● YOUR GOAL: Nothing after the line with "import matplotlib.pyplot as plt" belongs in the copy; extract the lines below from the top through that line, pictures left out.

● DATA:

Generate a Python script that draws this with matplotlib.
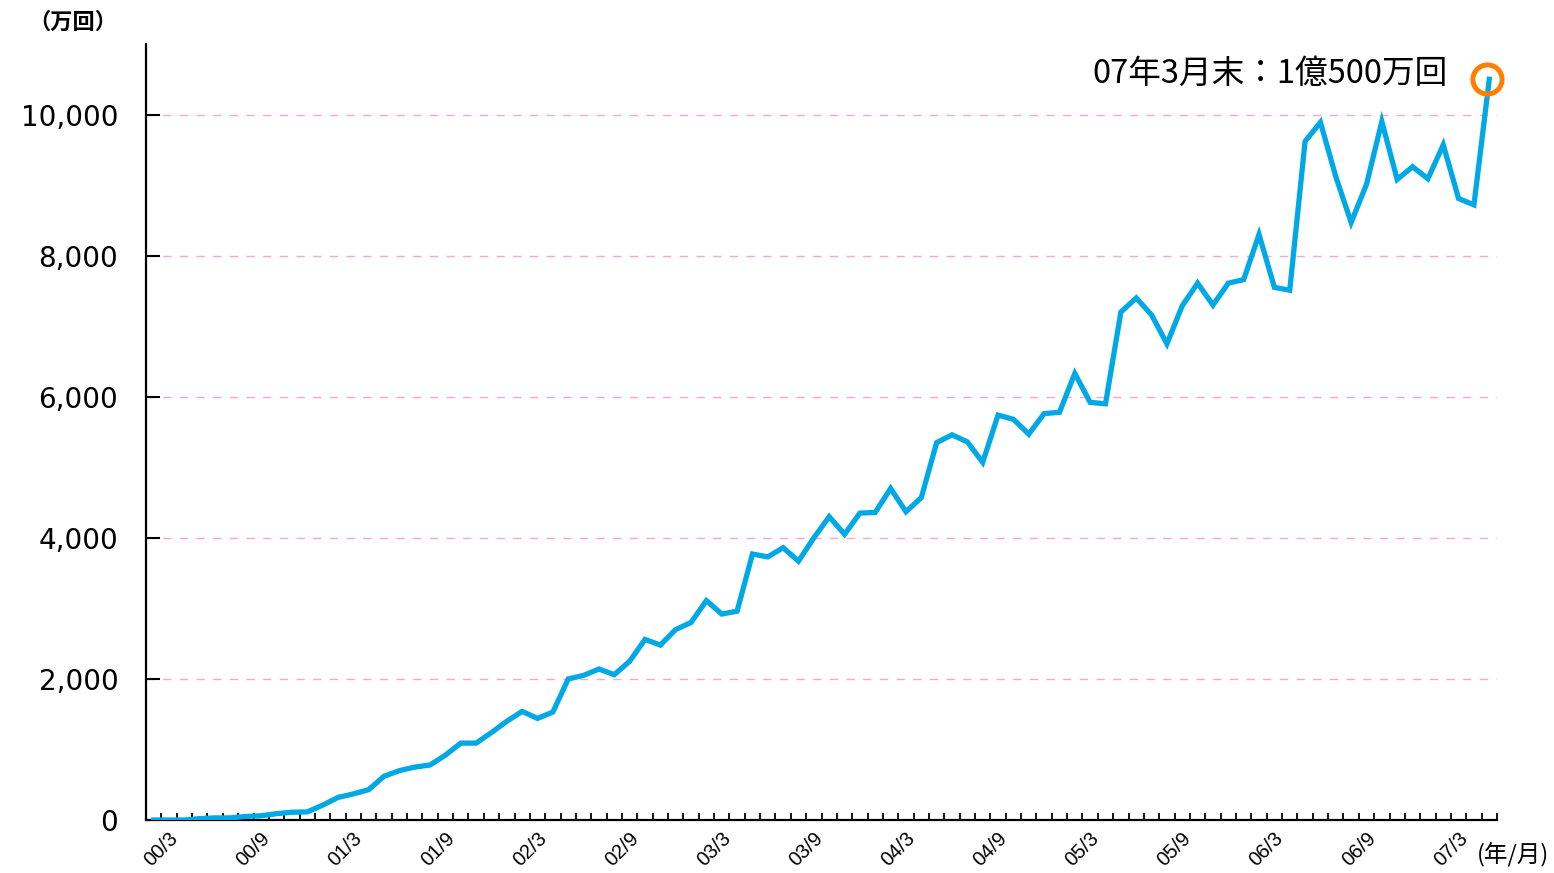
import numpy as np
import matplotlib
matplotlib.use("Agg")
import matplotlib.pyplot as plt

# monthly values (万回)
plays = [
    0, 0, 0, 20, 30, 30, 50, 60, 90, 110, 115, 210,
    320, 370, 430, 620, 700, 750, 780, 920, 1090, 1090, 1240, 1400,
    1540, 1440, 1530, 2000, 2050, 2140, 2060, 2250, 2560, 2480, 2700, 2800,
    3110, 2920, 2960, 3770, 3730, 3860, 3670, 4000, 4300, 4050, 4350, 4360,
    4700, 4370, 4570, 5350, 5460, 5360, 5070, 5740, 5680, 5470, 5760, 5780,
    6330, 5920, 5900, 7200, 7400, 7160, 6750, 7290, 7610, 7300, 7610, 7660,
    8300, 7550, 7510, 9620, 9890, 9120, 8470, 9010, 9900, 9080, 9260, 9090,
    9570, 8810, 8720, 10500,
]
tick_labels = ["00/3", "00/9", "01/3", "01/9", "02/3", "02/9", "03/3", "03/9",
               "04/3", "04/9", "05/3", "05/9", "06/3", "06/9", "07/3"]
y_ticks = [0, 2000, 4000, 6000, 8000, 10000]

BLUE = "#00a9e6"
ORANGE = "#ff8000"
PINK = "#f7a8cc"
JP = ["Noto Sans CJK JP", "DejaVu Sans"]

fig = plt.figure(figsize=(15.54, 8.73), dpi=100)
ax = fig.add_axes([0.094, 0.0607, 0.8693, 0.8889])

x = np.arange(len(plays))
ax.plot(x, plays, color=BLUE, lw=3.8, solid_joinstyle="miter", zorder=3)
ax.plot(x[-1] - 0.15, plays[-1], "o", ms=21, mfc="none", mec=ORANGE, mew=3.6,
        zorder=4, clip_on=False)

ax.set_xlim(-0.5, len(plays) - 0.5)
ax.set_ylim(0, 11000)

# grid
for v in y_ticks[1:]:
    ax.axhline(v, color=PINK, lw=1, dashes=(6, 6), zorder=1)

# ticks: one per month boundary, labels every 6 months
bounds = np.arange(len(plays)) + 0.5
labels = [""] * len(bounds)
for k, lab in enumerate(tick_labels):
    labels[6 * k] = lab
ax.set_xticks(bounds)
ax.set_xticklabels(labels, rotation=45, ha="center", fontsize=14.5,
                   family="Liberation Sans")
ax.tick_params(axis="x", direction="in", length=5, width=1.3, pad=6)
ax.set_yticks(y_ticks)
ax.set_yticklabels([f"{v:,}" for v in y_ticks], fontsize=20)
ax.tick_params(axis="y", direction="in", length=10, width=1.5, pad=20)

for s in ["top", "right"]:
    ax.spines[s].set_visible(False)
for s in ["left", "bottom"]:
    ax.spines[s].set_linewidth(1.6)

fig.text(28 / 1554, 1 - 22 / 873, "（万回）", fontsize=16, family=JP,
         ha="left", va="center", weight="bold")
fig.text(1549 / 1554, 1 - 855 / 873, "(年/月)", fontsize=17, family=JP,
         ha="right", va="center")
fig.text(1448 / 1554, 1 - 74 / 873, "07年3月末：1億500万回", fontsize=23.5,
         family=JP, ha="right", va="center")

fig.savefig("out.png", dpi=100)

● RESULT:
Generate a Python script that draws this with matplotlib.
import numpy as np
import matplotlib
matplotlib.use("Agg")
import matplotlib.pyplot as plt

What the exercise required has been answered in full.